Friday, April 24, 2009

An Update:

Asa has been home for seven weeks. His adjustment really has been miraculous.

  • Language: His English is fantastic, but we're still keeping some of his Kreyòl words (even though he knows their English counterparts) simply because they are cute, and even the other kids enjoy saying them. There were a few Kreyòl words and phrases that he was still using consistently, and we weren't quite sure what they meant, but our friends from Haiti helped us out and now we know! I know that so many children adopted from other countries actually end up rejecting their native language, but we really do hope to keep him connected with the Haitian-American community here so he might retain some of it. For the most part, we all understand each other and here are a few of the cutest phrases with which Asa has surprised us...
"Papa bear shoe, bank you!"
He was telling me that daddy put the shoe on his bear and he told daddy 'thank you.'

"Henry! Chicken! Eat it!!"
Henry got a toy chick that was in Asa's Easter basket and had run off with it in his mouth. Asa was alerting us to the situation.

Also, we had run out of toilet paper in a bathroom and Asa wanted to know where we could get some more. I said, "Come on, I'll show you." He responded, "Show ME!" Awesome pronoun use, buddy!!
  • Behavior: For the most part, Asa is a sweet and compliant little guy. He loves to learn and he wants to be good. He responds so well to praise for good behavior and we've found that positive encouragement goes a long way. He does need to be supervised 100% of his waking hours, though. If he gets away for even a minute or two, we've found pencil drawings on the wall, handfuls of Q-tips flushed down the toilet and purse contents dumped. Occasionally, there will be some defiance that seems quite intentional - especially when he doesn't feel he's getting attention when he wants it (i.e. when we're all busy getting ready for church or if I'm on the phone). Some days he's extra clingy and just wants to be held for hours - if it seems like a genuine need to be reassured of our love and that we are his permanent family, we meet that need.
  • Sleep: Hahaha. No comment. Actually, for transparency's sake and because I think this might be helpful for other adoptive parents, I'll share. We have yet to get into a consistent sleep mode despite our very consistent routine and bed time. He only woke once last night which was heavenly but the previous two weeks were a bit rough. He was waking 3-4 times a night. I try not to get too worked up about it and I know it's simply a phase (just like when the other three seemed to want to nurse all night long as babies). It'll pass.
  • Attachment: Asa is clearly very attached to all of us. We do have to be careful about close contact with others because he has tried to reach out and hug anyone who shows interest in him. It's so difficult to tell people that we can't allow hugs or kisses yet because his primary bond to his parents must be secure before he branches out to other relationships. Without a lengthy explanation, it might come across to them as if we are being paranoid or overly protective but, after all the research and recommendations from our social workers, we know that we have to continue to stay the course and be very intentional about this. Asa does know what people make up our family and even seems to understand extended family like aunts, uncles and grandparents.
And it's true... just like the pain of childbirth is forgotten (even 31 hours of unmedicated labor!) the pain of a two year adoption process is quickly fading. I remember the emotions but can't feel them any more. Asa's here and we feel nothing but blessed! Look at this adorable little guy...

5 of your thoughts:

Amanda said...

Yay! He's SUCH a cutie pie! I'm so glad that the wait has become a memory for you!

The Bergstedt's said...

Thank you for sharing. We are encouraged and happy for you. Wishing we knew some Kreyol speakers. Enjoy your boy!

Greg's Wife said...

Oh I can't WAIT to drop the pain of waiting like a hot potato! I seriously can't imagine not having pain after 6+ years. It is all I know. Wow, what a thought!

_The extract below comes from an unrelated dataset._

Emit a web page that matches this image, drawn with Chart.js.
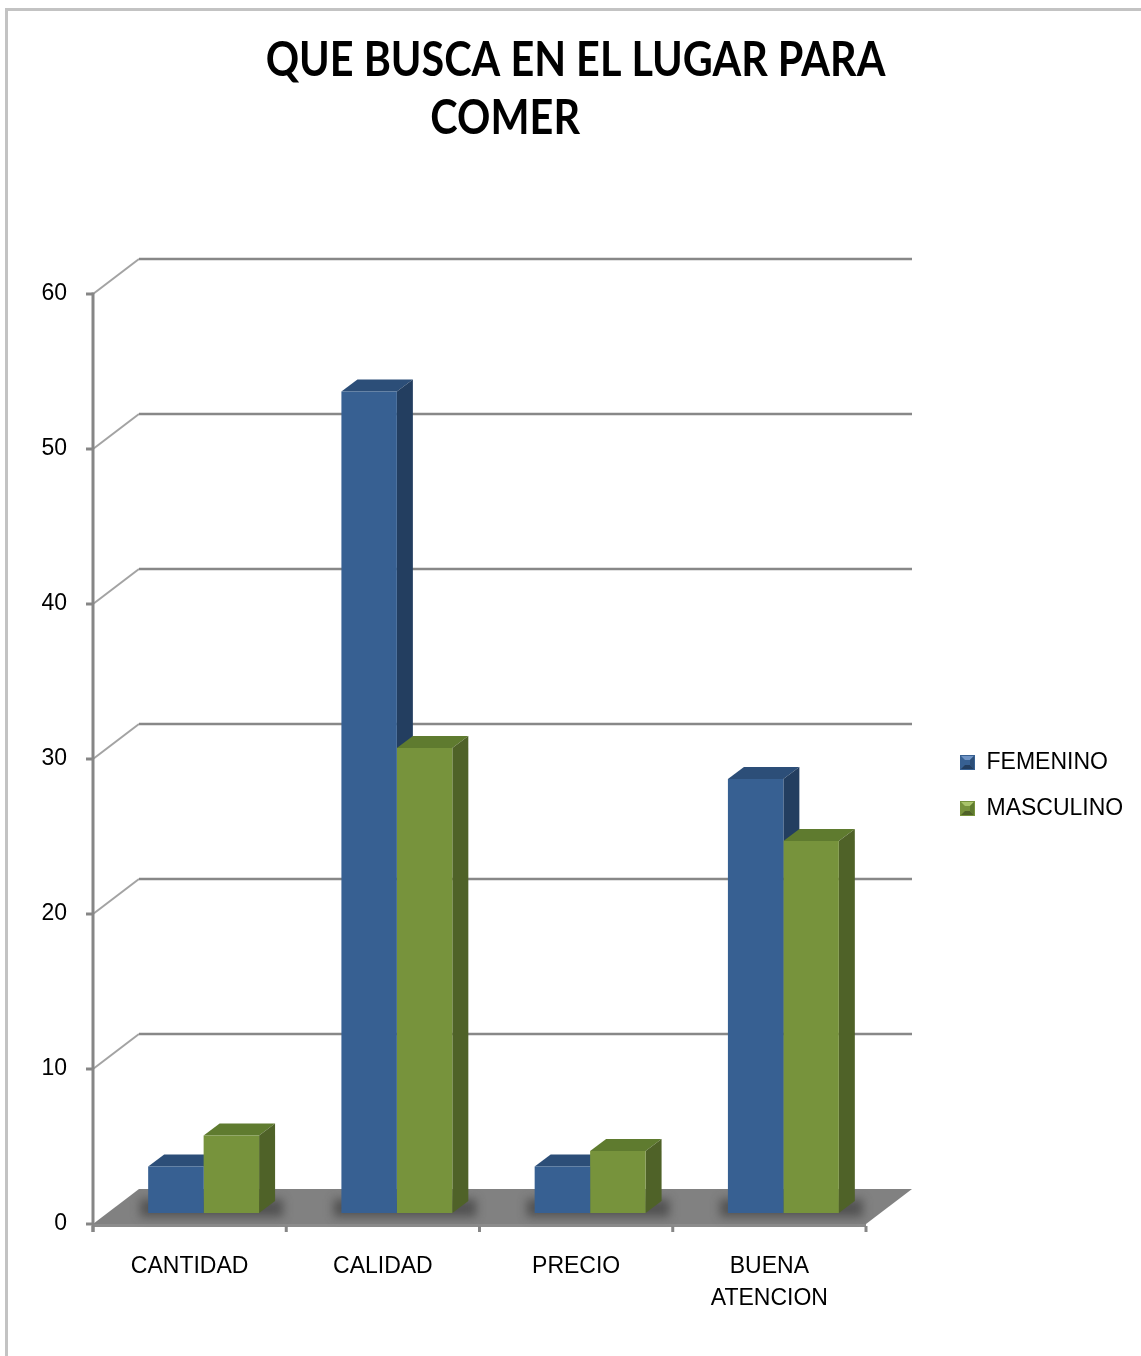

Thanks for the honesty regarding sleep. Please let us know if you learn anything special that leads to improvement in that area.

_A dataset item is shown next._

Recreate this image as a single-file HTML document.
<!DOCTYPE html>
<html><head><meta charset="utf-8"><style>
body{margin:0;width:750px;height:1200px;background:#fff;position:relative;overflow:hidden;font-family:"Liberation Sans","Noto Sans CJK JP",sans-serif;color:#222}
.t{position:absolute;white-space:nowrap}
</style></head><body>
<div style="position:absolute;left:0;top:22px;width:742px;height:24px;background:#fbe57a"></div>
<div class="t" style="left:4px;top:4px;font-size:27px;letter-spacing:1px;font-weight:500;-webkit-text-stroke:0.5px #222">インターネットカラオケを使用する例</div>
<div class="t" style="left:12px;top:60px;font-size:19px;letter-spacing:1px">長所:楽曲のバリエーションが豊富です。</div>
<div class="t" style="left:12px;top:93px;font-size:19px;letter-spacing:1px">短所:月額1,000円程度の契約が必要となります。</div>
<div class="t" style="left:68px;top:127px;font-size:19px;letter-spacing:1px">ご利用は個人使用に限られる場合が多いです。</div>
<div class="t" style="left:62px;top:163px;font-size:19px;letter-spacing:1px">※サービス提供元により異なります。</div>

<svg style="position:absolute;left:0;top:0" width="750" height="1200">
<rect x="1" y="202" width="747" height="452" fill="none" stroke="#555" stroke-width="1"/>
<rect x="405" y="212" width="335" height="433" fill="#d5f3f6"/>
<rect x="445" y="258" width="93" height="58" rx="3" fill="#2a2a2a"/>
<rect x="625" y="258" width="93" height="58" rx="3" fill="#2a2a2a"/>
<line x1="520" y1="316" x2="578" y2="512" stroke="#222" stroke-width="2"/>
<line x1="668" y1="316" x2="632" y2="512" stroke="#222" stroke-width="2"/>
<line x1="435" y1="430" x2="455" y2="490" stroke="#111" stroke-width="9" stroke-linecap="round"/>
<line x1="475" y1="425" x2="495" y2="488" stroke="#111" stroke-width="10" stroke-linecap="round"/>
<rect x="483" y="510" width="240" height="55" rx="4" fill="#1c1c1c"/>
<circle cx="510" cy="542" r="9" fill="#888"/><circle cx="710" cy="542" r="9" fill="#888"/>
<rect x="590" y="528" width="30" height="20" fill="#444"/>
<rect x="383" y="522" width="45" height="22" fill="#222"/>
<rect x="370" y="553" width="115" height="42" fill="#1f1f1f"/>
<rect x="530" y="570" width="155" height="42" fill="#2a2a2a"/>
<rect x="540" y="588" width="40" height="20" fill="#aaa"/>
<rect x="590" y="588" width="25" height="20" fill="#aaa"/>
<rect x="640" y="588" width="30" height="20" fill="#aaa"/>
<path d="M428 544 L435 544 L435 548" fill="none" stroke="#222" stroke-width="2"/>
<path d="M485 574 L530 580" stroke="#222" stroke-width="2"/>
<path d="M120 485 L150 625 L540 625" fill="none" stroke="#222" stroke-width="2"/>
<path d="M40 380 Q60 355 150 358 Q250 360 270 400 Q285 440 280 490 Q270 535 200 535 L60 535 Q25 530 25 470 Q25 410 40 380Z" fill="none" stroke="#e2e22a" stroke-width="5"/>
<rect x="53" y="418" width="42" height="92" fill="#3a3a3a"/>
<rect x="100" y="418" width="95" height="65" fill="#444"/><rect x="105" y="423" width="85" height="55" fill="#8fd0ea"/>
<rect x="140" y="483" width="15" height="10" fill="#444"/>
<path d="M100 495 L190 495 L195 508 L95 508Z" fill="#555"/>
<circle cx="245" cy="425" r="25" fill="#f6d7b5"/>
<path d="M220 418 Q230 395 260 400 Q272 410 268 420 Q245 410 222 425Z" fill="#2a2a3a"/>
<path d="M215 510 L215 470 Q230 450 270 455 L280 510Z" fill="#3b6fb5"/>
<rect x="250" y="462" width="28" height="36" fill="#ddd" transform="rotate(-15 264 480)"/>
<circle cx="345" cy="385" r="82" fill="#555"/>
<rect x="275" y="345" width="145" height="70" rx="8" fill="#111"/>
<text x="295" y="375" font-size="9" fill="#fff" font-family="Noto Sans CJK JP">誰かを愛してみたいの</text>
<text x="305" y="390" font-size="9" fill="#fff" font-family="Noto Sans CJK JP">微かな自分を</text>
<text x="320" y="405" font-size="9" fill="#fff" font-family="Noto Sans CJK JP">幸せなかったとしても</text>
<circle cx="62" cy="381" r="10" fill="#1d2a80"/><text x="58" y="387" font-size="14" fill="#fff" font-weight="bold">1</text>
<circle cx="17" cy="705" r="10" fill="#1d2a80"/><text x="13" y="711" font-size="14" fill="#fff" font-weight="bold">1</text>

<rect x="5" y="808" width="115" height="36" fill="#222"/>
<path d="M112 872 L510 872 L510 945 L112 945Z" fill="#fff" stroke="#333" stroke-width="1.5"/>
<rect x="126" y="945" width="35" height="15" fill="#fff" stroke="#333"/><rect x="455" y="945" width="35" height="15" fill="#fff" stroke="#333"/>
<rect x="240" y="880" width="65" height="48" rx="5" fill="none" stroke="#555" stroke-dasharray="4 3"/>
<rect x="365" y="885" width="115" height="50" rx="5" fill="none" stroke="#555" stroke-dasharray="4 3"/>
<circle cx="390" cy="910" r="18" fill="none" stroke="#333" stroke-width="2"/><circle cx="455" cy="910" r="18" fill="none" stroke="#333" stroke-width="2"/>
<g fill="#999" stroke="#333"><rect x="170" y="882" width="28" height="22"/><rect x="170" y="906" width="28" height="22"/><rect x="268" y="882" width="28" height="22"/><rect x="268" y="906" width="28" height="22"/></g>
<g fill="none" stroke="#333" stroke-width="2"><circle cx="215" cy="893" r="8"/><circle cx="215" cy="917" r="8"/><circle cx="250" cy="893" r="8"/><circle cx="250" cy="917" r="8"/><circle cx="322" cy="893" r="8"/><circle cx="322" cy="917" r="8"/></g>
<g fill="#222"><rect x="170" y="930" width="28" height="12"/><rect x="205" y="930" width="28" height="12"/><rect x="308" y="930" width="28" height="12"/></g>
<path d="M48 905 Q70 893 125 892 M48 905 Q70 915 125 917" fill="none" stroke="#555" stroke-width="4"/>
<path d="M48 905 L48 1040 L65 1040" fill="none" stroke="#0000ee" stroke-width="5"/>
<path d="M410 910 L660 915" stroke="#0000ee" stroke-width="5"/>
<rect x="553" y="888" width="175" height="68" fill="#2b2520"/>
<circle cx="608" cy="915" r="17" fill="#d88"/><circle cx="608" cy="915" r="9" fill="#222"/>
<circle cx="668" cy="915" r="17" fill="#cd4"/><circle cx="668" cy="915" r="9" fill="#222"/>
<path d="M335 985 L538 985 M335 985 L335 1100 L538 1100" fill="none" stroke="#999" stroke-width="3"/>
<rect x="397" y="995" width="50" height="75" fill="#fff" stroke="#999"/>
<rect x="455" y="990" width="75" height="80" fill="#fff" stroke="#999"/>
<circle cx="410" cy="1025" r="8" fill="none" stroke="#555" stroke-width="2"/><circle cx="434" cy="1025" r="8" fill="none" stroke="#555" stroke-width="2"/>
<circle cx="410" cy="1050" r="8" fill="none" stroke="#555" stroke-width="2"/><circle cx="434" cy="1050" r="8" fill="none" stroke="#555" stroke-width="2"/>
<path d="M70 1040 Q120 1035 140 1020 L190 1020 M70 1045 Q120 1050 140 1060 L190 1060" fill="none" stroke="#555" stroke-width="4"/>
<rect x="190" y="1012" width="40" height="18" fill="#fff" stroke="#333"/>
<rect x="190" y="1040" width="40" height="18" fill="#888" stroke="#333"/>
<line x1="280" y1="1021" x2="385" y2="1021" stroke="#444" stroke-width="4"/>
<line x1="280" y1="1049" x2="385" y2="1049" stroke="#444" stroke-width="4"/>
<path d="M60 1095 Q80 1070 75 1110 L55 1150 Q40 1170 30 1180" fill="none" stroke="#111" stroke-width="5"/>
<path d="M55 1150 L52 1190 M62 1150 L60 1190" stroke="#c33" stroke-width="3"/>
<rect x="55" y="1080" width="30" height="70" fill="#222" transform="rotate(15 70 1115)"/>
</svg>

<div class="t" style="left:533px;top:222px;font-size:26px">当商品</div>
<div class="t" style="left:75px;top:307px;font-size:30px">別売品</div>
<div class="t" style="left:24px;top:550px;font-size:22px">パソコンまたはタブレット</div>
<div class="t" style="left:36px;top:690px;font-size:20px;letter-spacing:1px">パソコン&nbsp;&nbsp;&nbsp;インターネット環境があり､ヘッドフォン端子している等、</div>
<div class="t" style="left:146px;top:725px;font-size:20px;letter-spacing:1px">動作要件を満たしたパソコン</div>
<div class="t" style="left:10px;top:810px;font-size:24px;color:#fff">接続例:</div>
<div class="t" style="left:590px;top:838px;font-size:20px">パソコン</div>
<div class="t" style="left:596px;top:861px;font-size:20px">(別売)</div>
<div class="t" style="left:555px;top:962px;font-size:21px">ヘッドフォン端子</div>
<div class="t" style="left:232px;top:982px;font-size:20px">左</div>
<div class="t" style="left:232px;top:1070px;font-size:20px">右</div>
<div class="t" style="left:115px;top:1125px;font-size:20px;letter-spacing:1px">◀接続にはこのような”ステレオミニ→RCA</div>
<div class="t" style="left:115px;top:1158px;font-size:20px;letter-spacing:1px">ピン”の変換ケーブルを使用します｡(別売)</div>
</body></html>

I started reading "The Connected Child" this week. I'm enjoying it! Thanks for the recommendation!

Cheryl said...

Thank you for your blog and honesty. I have been waiting 2 years for my daughter in Haiti and we are still in IBESR! I look forward to not feeling the pain of the unknown wait. Thank you for your encouragment.

Anonymous said...

So glad he is doing so well.... and I am SO SO SO glad he is finally home!